It happened in 1935. Boeing had built an aeroplane – Model 299. This was supposed to carry Five times more bombs and fly twice as far as any previous of its kind. The media named it the “Flying Fortress”. Some names gets popularised by their appropriateness.
Anyway, Model 299 (later named B-17) was to be test flown on 30th Oct at Wright Airfield in Dayton, Ohio. The media and the army gathered as courious onlookers to view this impressive behemoth taxi towards its maiden flight. In command was a stalwart Major Hill.
The plane roared, as it roared those days, and made a smooth take off. It gained altitude and then lost it as quickly. Actually it stalled and crashed killing Hill and another crew member.

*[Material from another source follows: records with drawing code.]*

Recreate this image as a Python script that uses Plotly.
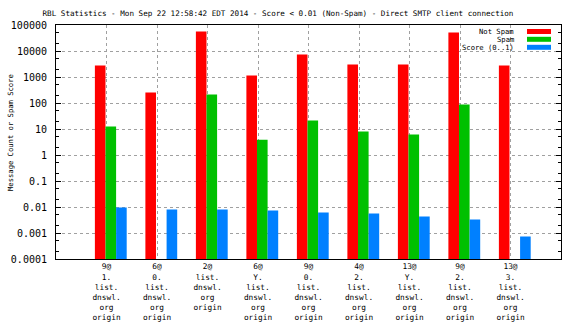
import plotly.graph_objects as go

categories = [
    "9@<br>1.<br>list.<br>dnswl.<br>org<br>origin",
    "6@<br>0.<br>list.<br>dnswl.<br>org<br>origin",
    "2@<br>list.<br>dnswl.<br>org<br>origin",
    "6@<br>Y.<br>list.<br>dnswl.<br>org<br>origin",
    "9@<br>0.<br>list.<br>dnswl.<br>org<br>origin",
    "4@<br>2.<br>list.<br>dnswl.<br>org<br>origin",
    "13@<br>Y.<br>list.<br>dnswl.<br>org<br>origin",
    "9@<br>2.<br>list.<br>dnswl.<br>org<br>origin",
    "13@<br>3.<br>list.<br>dnswl.<br>org<br>origin",
]
positions = [1, 2, 3, 4, 5, 6, 7, 8, 9]
not_spam = [2770, 252, 56000, 1140, 7300, 3030, 3030, 52000, 2770]
spam = [12.5, None, 212, 3.9, 21, 8.0, 6.1, 87, None]
score = [0.0096, 0.008, 0.008, 0.0074, 0.0062, 0.0056, 0.0043, 0.0033, 0.00074]

series_names = ["Not Spam", "Spam", "Score (0..1)"]
series_colors = ["#ff0000", "#00c000", "#0080ff"]
series_offsets = [-0.23, -0.02, 0.19]
ytick_vals = [1e-4, 1e-3, 1e-2, 1e-1, 1, 10, 100, 1000, 10000, 100000]
ytick_text = ["0.0001", "0.001", "0.01", "0.1", "1", "10", "100", "1000", "10000", "100000"]

FONT = "DejaVu Sans Mono"
L, R, T, B = 56, 15, 25, 65
PW, PH = 576 - L - R, 324 - T - B

fig = go.Figure()
for name, vals, col, off in zip(series_names, [not_spam, spam, score], series_colors, series_offsets):
    fig.add_trace(go.Bar(x=positions, y=vals, name=name, marker=dict(color=col, line=dict(width=0)),
                         width=0.21, offset=off, showlegend=False))

fig.update_layout(
    width=576, height=324,
    margin=dict(l=L, r=R, t=T, b=B, autoexpand=False),
    paper_bgcolor="white", plot_bgcolor="white",
    barmode="overlay",
    title=dict(text="RBL Statistics - Mon Sep 22 12:58:42 EDT 2014 - Score < 0.01 (Non-Spam) - Direct SMTP client connection",
               x=278 / 576, xanchor="center", y=1 - 13 / 324, yanchor="middle",
               font=dict(family=FONT, size=7.6, color="black")),
    font=dict(family=FONT, color="black"),
)
fig.update_xaxes(
    range=[0, 10], tickvals=positions, ticktext=categories,
    tickfont=dict(family=FONT, size=7.8, color="black"),
    showgrid=True, gridcolor="#a0a0a0", griddash="3px,3px", gridwidth=1,
    showline=True, linecolor="black", linewidth=1, mirror=True,
    ticks="", zeroline=False, automargin=False,
)
fig.update_yaxes(
    type="log", range=[-4, 5], tickvals=ytick_vals,
    ticktext=[t + "\u00a0" for t in ytick_text],
    tickfont=dict(family=FONT, size=10, color="black"),
    showgrid=True, gridcolor="#a0a0a0", griddash="3px,3px", gridwidth=1,
    showline=True, linecolor="black", linewidth=1, mirror="ticks",
    ticks="inside", ticklen=5, tickcolor="black",
    minor=dict(ticks="inside", ticklen=3, tickcolor="black", dtick="D2", showgrid=False),
    zeroline=False, automargin=False,
)

# y-axis title
fig.add_annotation(text="Message Count or Spam Score", xref="paper", yref="paper",
                   x=(10 - L) / PW, y=1 - (133 - T) / PH, textangle=-90,
                   xanchor="center", yanchor="middle", showarrow=False,
                   font=dict(family=FONT, size=7.2, color="black"))

# legend (gnuplot style: text on the left, swatch on the right)
leg_y = [31.5, 39.3, 47.3]
for name, col, yy in zip(series_names, series_colors, leg_y):
    fig.add_annotation(text=name, xref="paper", yref="paper", x=(515 - L) / PW,
                       y=1 - (yy - T) / PH, xanchor="right", yanchor="middle",
                       showarrow=False, borderpad=0,
                       font=dict(family=FONT, size=7.2, color="black"))
    fig.add_shape(type="rect", xref="paper", yref="paper",
                  x0=(527 - L) / PW, x1=(551 - L) / PW,
                  y0=1 - (yy + 2.5 - T) / PH, y1=1 - (yy - 2.5 - T) / PH,
                  fillcolor=col, line=dict(width=0))

fig.write_html("out.html")
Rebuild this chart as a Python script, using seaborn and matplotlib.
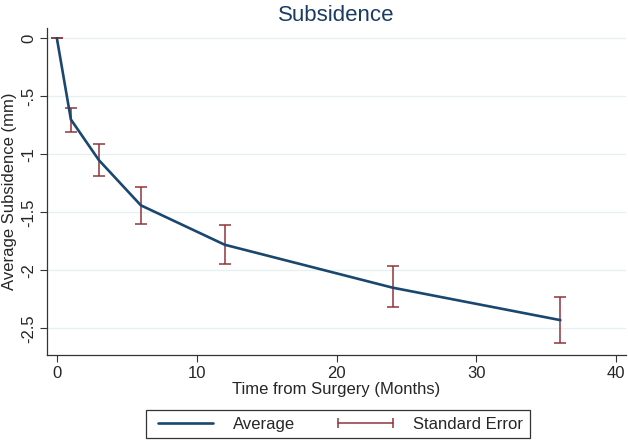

Later investigations revealed that nothing was actually wrong, mechanically speaking. This aircraft had four turbo-prop engines and hence incremental complexity. While Hill was over the top trying to mix fuel and oil of each engine, attending to landing gears and Flaps, he had forgotten to switch off a new locking mechanism on elevators and rudder. The error proved fatal. Upon knowing this, the media termed it as “too much aeroplane for one man to fly“. Again an appropriate phrase!
Boeing almost went bankrupt. Some quick negotiations saved the day but Boeing knew they did not have much economic room to manoeuvre. Their prime think tanks got together to beat this odd. It’s an ample proof that they did not indulge in the blame game. Neither did they promulgate any “circulars” to crunch the down line. In fact they came out with something so simple, the success of which survives to this day.
They created – The Checklist.
Though this started from aviation, this simplicity has percolated to all areas of Human Activity. It’s in the hospitals, in constructions, in garages etc. Wherever a Human activity needs to go through a series of steps, there will be a Checklist. It’s an antidote against being Check-Mated.
Though the Checklist is not full-proof but it provides any individual precious starting steps. Discretion can take over but that decision would be based on some knowledge derived out of following the check listed steps. Humans are prone to gamble and guesswork. Checklist discounts speculations. It also saves lives.
Boeing had one disaster which led them to make a path-breaking process improvement. How many do we need? There is a house collapse almost every other day somewhere in this country. At this rate, people should shift to “house of cards”. At least, the survival rate would be better. In our own building, there is water seepage on one side of the wall. Our one bed room has one wall which looks like “Crumpled Khadi”. All information to authorities is a waste. I have discovered that a “deaf ear gets more sound”. The “Responsibles” come, they see, they concur and then they “seep” away. It’s the collapse, I think, which calls their true attention.
The only option with us is to move. And that would require capital with a capital “C”. All residents of Mumbai are stuck in a purgatory. In fact, this is a condition in all metropolises. We all celebrate the “GO” spirit but inherently we all know we cannot stop. We are in a carousel which needs no Checklist. Instead of overseeing the process, we are into it. We are all like bogs, filth and dead-woods streaming down the “Great Indian Rivers”.
In Indian context, we would expect, the ill-fated Major Ployer P. Hill to make his own Checklist. In my own surroundings, I see the “doers” behave like Stock Market “Floor Traders”. In Boeing, the experts got together to develop a “Card” to solve complexities. Here, the “Card” is replaced by cacophony. If you have a pain or a problem, you will have to sufficiently prove it. It’s like a patient diagnosing his own problems. The problem exists only when the expert is favourably convinced. For an expert here, a checklist is like “paper work”, too demeaning for his high-brow involvement.
In aviation, the Checklist (also called Handy-Dandy) is King. It is because the person who makes it also flies by it. If it’s wrong, he also pays by it. Remove the “Handy” and ground the “Dandy”. Here the “Dandy” is the pilot. Ask him to fly without his “Handy” and see him fly off the Handle. Quite literally, trust me!
Hence, the person involved in developing or constructing should be made responsible to develop and maintain Checklists. An intangible collapse does not kill, literally. But a tangible collapse does. But we do not learn from either because we do not respect the Checklist and the power which rests into it. So we live and work like a Bohemian and are saved only by a freak. That’s why a collapse is just another “Breaking News”, before you yourself come crashing down like a “House of Bricks”.